In 2022, Brook-Krasny announced that he was joining the Republican Party and would contest the state assembly election in his former seat. He was elected with 52% of the vote.

==Early life and career==
Brook-Krasny immigrated to the United States in 1989 from Moscow, where he had graduated from the Moscow Institute of Consumer Technology (currently the Russian State University for Tourism and Services) in 1983. After several years in New York City, he became a manager and started a children's entertainment and community center called Funorama, in Brighton Beach, Brooklyn.

==Political career==
Brook-Krasny's first political campaign was in 2000 for the New York State Assembly. In 2001, he ran for the New York City Council. Although he won the endorsement of The New York Times, he lost the election to Domenic M. Recchia, Jr.

===First tenure===
In 2006, State Assemblywoman Adele Cohen retired and Brook-Krasny declared his candidacy for her position. He won the Democratic primary election, with 3,101 votes to Kagan's 2,958, and then won the general election over the Republican candidate, Patricia B. Laudano, 10,423 to 4,139 votes.

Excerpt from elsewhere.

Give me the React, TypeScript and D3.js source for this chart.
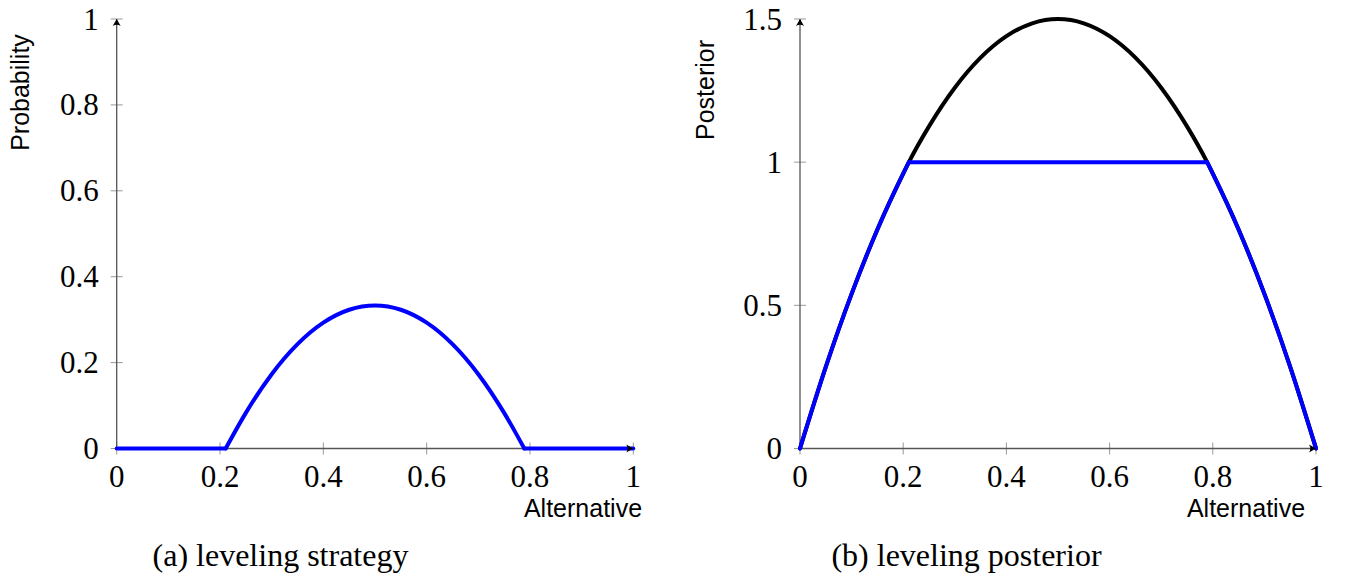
import React, { useEffect, useRef } from 'react';
import * as d3 from 'd3';

// alternative grid (with the two leveling break points)
const alternatives = [0, 0.05, 0.1, 0.15, 0.2, 0.211, 0.25, 0.3, 0.35, 0.4, 0.45, 0.5, 0.55, 0.6, 0.65, 0.7, 0.75, 0.789, 0.8, 0.85, 0.9, 0.95, 1];
const strategy = [0, 0, 0, 0, 0, 0, 0.083, 0.173, 0.243, 0.293, 0.323, 0.333, 0.323, 0.293, 0.243, 0.173, 0.083, 0, 0, 0, 0, 0, 0];
const posterior = [0, 0.285, 0.54, 0.765, 0.96, 1.0, 1.125, 1.26, 1.365, 1.44, 1.485, 1.5, 1.485, 1.44, 1.365, 1.26, 1.125, 1.0, 0.96, 0.765, 0.54, 0.285, 0];
const leveledPosterior = [0, 0.285, 0.54, 0.765, 0.96, 1, 1, 1, 1, 1, 1, 1, 1, 1, 1, 1, 1, 1, 0.96, 0.765, 0.54, 0.285, 0];
const breakIdx = [5, 17];

const xTicks = [0, 0.2, 0.4, 0.6, 0.8, 1];
const yTicksLeft = [0, 0.2, 0.4, 0.6, 0.8, 1];
const yTicksRight = [0, 0.5, 1, 1.5];

const SERIF = '"Liberation Serif", serif';
const SANS = '"Liberation Sans", sans-serif';

export default function App() {
  const svgRef = useRef<SVGSVGElement>(null);

  useEffect(() => {
    if (!svgRef.current) return;
    const svg = d3.select(svgRef.current);
    svg.selectAll('*').remove();

    const split = (vals: number[]) => {
      const cuts = [0, ...breakIdx, alternatives.length - 1];
      const parts: [number, number][][] = [];
      for (let i = 0; i < cuts.length - 1; i++) {
        const seg: [number, number][] = [];
        for (let j = cuts[i]; j <= cuts[i + 1]; j++) seg.push([alternatives[j], vals[j]]);
        parts.push(seg);
      }
      return parts;
    };

    const panel = (opts: {
      x0: number; x1: number; yMax: number; yTicks: number[];
      ylabel: string; ylabelX: number; ylabelY: number; xlabelX: number;
      caption: string; captionX: number;
      series: { vals: number[]; color: string; broken: boolean }[];
    }) => {
      const x = d3.scaleLinear().domain([0, 1]).range([opts.x0, opts.x1]);
      const y = d3.scaleLinear().domain([0, opts.yMax]).range([448.5, 19]);
      const g = svg.append('g');

      // ticks
      g.selectAll('.xt').data(xTicks).enter().append('line')
        .attr('x1', d => x(d)).attr('x2', d => x(d))
        .attr('y1', y(0) - 6).attr('y2', y(0) + 6)
        .attr('stroke', '#999').attr('stroke-width', 1);
      g.selectAll('.yt').data(opts.yTicks).enter().append('line')
        .attr('x1', x(0) - 6).attr('x2', x(0) + 6)
        .attr('y1', d => y(d)).attr('y2', d => y(d))
        .attr('stroke', '#999').attr('stroke-width', 1);

      // axis lines
      g.append('line').attr('x1', x(0)).attr('x2', x(1)).attr('y1', y(0)).attr('y2', y(0))
        .attr('stroke', '#555').attr('stroke-width', 1.3);
      g.append('line').attr('x1', x(0)).attr('x2', x(0)).attr('y1', y(0)).attr('y2', y(opts.yMax))
        .attr('stroke', '#555').attr('stroke-width', 1.3);

      const line = d3.line<[number, number]>().x(d => x(d[0])).y(d => y(d[1])).curve(d3.curveMonotoneX);
      opts.series.forEach(s => {
        const parts = s.broken ? split(s.vals) : [alternatives.map((a, i) => [a, s.vals[i]] as [number, number])];
        parts.forEach(p => {
          g.append('path').attr('d', line(p)!).attr('fill', 'none')
            .attr('stroke', s.color).attr('stroke-width', 4)
            .attr('stroke-linejoin', 'round').attr('stroke-linecap', 'round');
        });
      });

      // arrowheads
      const arrow = (tx: number, ty: number, rot: number) => {
        g.append('path').attr('d', 'M0,0 L-7,-4 Q-4.5,0 -7,4 Z')
          .attr('transform', `translate(${tx},${ty}) rotate(${rot})`)
          .attr('fill', '#000');
      };
      arrow(x(1), y(0), 0);
      arrow(x(0), y(opts.yMax), -90);

      // tick labels
      g.selectAll('.xl').data(xTicks).enter().append('text')
        .attr('x', d => x(d)).attr('y', 487)
        .attr('text-anchor', 'middle').attr('font-family', SERIF).attr('font-size', 31)
        .text(d => d3.format('')(d));
      g.selectAll('.yl').data(opts.yTicks).enter().append('text')
        .attr('x', x(0) - 18).attr('y', d => y(d) + 10.5)
        .attr('text-anchor', 'end').attr('font-family', SERIF).attr('font-size', 31)
        .text(d => d3.format('')(d));

      // axis labels
      g.append('text').attr('x', opts.xlabelX).attr('y', 517)
        .attr('text-anchor', 'middle').attr('font-family', SANS).attr('font-size', 25)
        .text('Alternative');
      g.append('text')
        .attr('transform', `translate(${opts.ylabelX},${opts.ylabelY}) rotate(-90)`)
        .attr('text-anchor', 'middle').attr('font-family', SANS).attr('font-size', 25)
        .text(opts.ylabel);

      // caption
      g.append('text').attr('x', opts.captionX).attr('y', 566)
        .attr('text-anchor', 'middle').attr('font-family', SERIF).attr('font-size', 32)
        .text(opts.caption);
    };

    panel({
      x0: 116.7, x1: 633.3, yMax: 1, yTicks: yTicksLeft,
      ylabel: 'Probability', ylabelX: 29, ylabelY: 92.5, xlabelX: 583,
      caption: '(a) leveling strategy', captionX: 280.5,
      series: [{ vals: strategy, color: '#0000ff', broken: true }],
    });
    panel({
      x0: 800, x1: 1316, yMax: 1.5, yTicks: yTicksRight,
      ylabel: 'Posterior', ylabelX: 714, ylabelY: 90, xlabelX: 1246,
      caption: '(b) leveling posterior', captionX: 966.5,
      series: [
        { vals: posterior, color: '#000', broken: false },
        { vals: leveledPosterior, color: '#0000ff', broken: true },
      ],
    });
  }, []);

  return (
    <svg ref={svgRef} width={1346} height={580}
      style={{ position: 'absolute', left: 0, top: 0, display: 'block', background: '#fff' }} />
  );
}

Brook-Krasny was reelected to his assembly seat in 2008, 2010, 2012, and 2014. During his tenure, he served on the Housing, Aging, Cities, Election Law, and Governmental Employees Committees. On June 11, 2015, he announced his resignation from the assembly effective July 7, to work in the private sector. He was succeeded by Pamela Harris, who was selected as the Democratic nominee by a party committee and then won the special general election in November. Harris, like Brook-Krasny, would later face criminal charges and she was succeeded by Mathylde Frontus in 2018.

===Second tenure===
In 2022, Brook-Krasny announced that he was joining the Republican Party and ending his membership with the Democratic Party. He ran for the New York State Assembly again as a Republican, successfully defeating Frontus. Brook-Krasny would receive criticism in January 2023 for hiring Katherine Khatari to his staff. Khatari, the first female elected to the Brooklyn Democratic Committee in 2018, formerly worked as a community associate for Brooklyn District Attorney Eric Gonzalez. Khatari became a Republican and a vocal supporter of Donald Trump, openly praising the January 6 United States Capitol attack after attending Donald Trump's rally on the same day. Brook-Krasny expressed "serious concerns" about her pro-January 6 post, but still hired her as his constituent services manager.

==Criminal charges==

=== Arrest ===
In 2017, as part of "Operation Avalanche", Brook-Krasny was arrested on charges of healthcare fraud. He was indicted along with eight other individuals and corporate entities with schemes to illegally sell prescriptions for over 3.7 million opioid painkillers, to defraud Medicaid and Medicare of millions of dollars and to commit money laundering through two Brooklyn medical clinics owned by Lazar Feygin.

=== Acquittal, hung jury and dropped charges ===
After a trial that lasted two months, on July 25, 2019 Brook-Krasny was found not guilty of five felony charges of conspiracy, health care fraud, and scheming to defraud the state. A mistrial was declared on the other three misdemeanor commercial bribery charges after the jury could not reach a verdict.